The creation of woman from man in the Hebrew scriptures was always used to explain why, through marriage, husband and wife become one.  By the time of Jesus, this was all tied up and complicated by legalities, and of course it is the legalities of the matter that the Pharisees are trying to trip Jesus up with.  Jesus throws the question – that of whether divorce is lawful – back to the Pharisees, asking them what Moses commanded.  This was entirely deliberate: the certificate of dismissal that the Pharisees refer to wasn’t just a means of divorce, it was a means of protecting the divorced woman.  It freed her from her prior obligations.  Jesus is actually reminding his listeners of his care and concern for the vulnerable.  Whether the Pharisees understood this intent, we are none the wiser, although we could make an educated guess!


Of course, the verses we get really het up about are those in which Jesus says divorcees who remarry are committing adultery.  I must say, for a first ever go at preaching, these readings have thrown me right in at the deep end!  Where’s a straightforward Good Samaritan when you need one?! 

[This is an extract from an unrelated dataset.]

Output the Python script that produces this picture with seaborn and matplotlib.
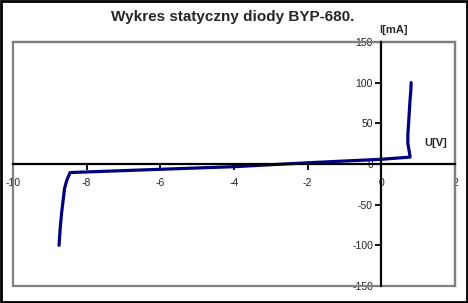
import matplotlib
matplotlib.use("Agg")
import matplotlib.pyplot as plt
import seaborn as sns
import pandas as pd
from matplotlib.patches import Rectangle

# Data (voltage U [V], current I [mA])
U = [-8.75, -8.72, -8.68, -8.64, -8.6, -8.54, -8.45, -6.0, -4.0, -2.0, 0.0, 0.5, 0.78, 0.76, 0.72, 0.72, 0.74, 0.78, 0.8, 0.81]
I = [-100, -80, -60, -45, -30, -20, -10.5, -6.5, -3.3, 1.5, 5.8, 7.5, 8.5, 15, 25, 36, 50, 79, 90, 100]
x_ticks = [-10, -8, -6, -4, -2, 0, 2]
y_ticks = [-150, -100, -50, 0, 50, 100, 150]
title = "Wykres statyczny diody BYP-680."
x_label = "U[V]"
y_label = "I[mA]"

sns.set_style("white")
plt.rcParams['font.family'] = ['Liberation Sans', 'DejaVu Sans']

df = pd.DataFrame({"U": U, "I": I})

fig = plt.figure(figsize=(4.68, 3.03), dpi=100)
ax = fig.add_axes([13/468, 17/303, 442/468, 244/303])
sns.lineplot(data=df, x="U", y="I", sort=False, estimator=None, color="#000080",
             linewidth=2.3, ax=ax)

ax.set_xlim(-10, 2)
ax.set_ylim(-150, 150)
ax.set_xticks(x_ticks)
ax.set_yticks(y_ticks)
ax.set_xticklabels([str(v) for v in x_ticks])
ax.set_yticklabels([str(v) for v in y_ticks])
ax.set_xlabel("")
ax.set_ylabel("")

for s in ["top", "right"]:
    ax.spines[s].set_color("#808080")
    ax.spines[s].set_linewidth(1.6)
for s in ["left", "bottom"]:
    ax.spines[s].set_position("zero")
    ax.spines[s].set_color("black")
    ax.spines[s].set_linewidth(1.6)
    ax.spines[s].set_zorder(3)

# gray frame left & bottom edges
ax.add_patch(Rectangle((0, 0), 1, 1, transform=ax.transAxes, fill=False,
                       edgecolor="#808080", linewidth=1.6, zorder=1, clip_on=False))

ax.tick_params(axis="both", which="both", direction="out", length=4, width=1.3,
               color="black", labelsize=7.5, labelcolor="#222222", pad=2)
ax.tick_params(axis="x", pad=6)
ax.tick_params(left=True, bottom=True)

fig.text(0.497, 1 - 17/303, title, ha="center", va="center", fontsize=11, fontweight="bold")
fig.text(393/468, 1 - 30/303, y_label, ha="center", va="center", fontsize=8, fontweight="bold")
fig.text(436/468, 1 - 143/303, x_label, ha="center", va="center", fontsize=8, fontweight="bold")

# outer black border
fig.patches.append(Rectangle((0.002, 0.003), 0.995, 0.993, transform=fig.transFigure,
                             fill=False, edgecolor="black", linewidth=2))

fig.savefig("out.png", dpi=100)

So, what to say about this?  Well, Jesus and the Gospel writers have form for making a point pretty boldly, and hyperbole is present throughout the Gospels as a literary device – just think of the passage about getting a camel through the eye of a needle, or the one where we’re told we must hate our parents if we are to able to love God properly… or indeed, the verses from Matthew that we heard last week telling us to pluck our eyes out and cut our arms off!  If we look at how Jesus actually treats the woman caught in adultery, or the sort of people he invites into his close circle of friends, there you have your answer as to where his concerns lie, and ours should be.  He’s not tied up with the legalities, he’s concerned with the marginalised and vulnerable.  He knows them by their names.  They are his.

The passage about Jesus blessing the little children is one we know so well, I was surprised when I realised it was “tagged on” to this section about divorce.  But actually, it makes perfect sense.   Jesus has just been decrying the hardness of heart of people… of the Pharisees who stick to the letter of the law but do not see the people behind it; he has reminded us of the certificate of dismissal, protecting the women and not the law-hungry men.  And then the disciples illustrate that very hardness of heart themselves, speaking “sternly” to the people bringing their children, turning away the innocent and the vulnerable.  Jesus once again shows through his actions that compassion and love are the be all and end all.  He takes the children up in his arms and blesses them.  I daresay he even got to know their names.


So, who are we going to be like?  Are we going to be the Pharisees: sticklers for the law… tradition… respectability?  Or are we going to embrace the vulnerable, to hold off judgement until we have the full picture, to show compassion at all times?  We do, of course, say that all are welcome in this place.  Let us make that true, of this place and of our lives, and let us learn the names of those we should be welcoming in.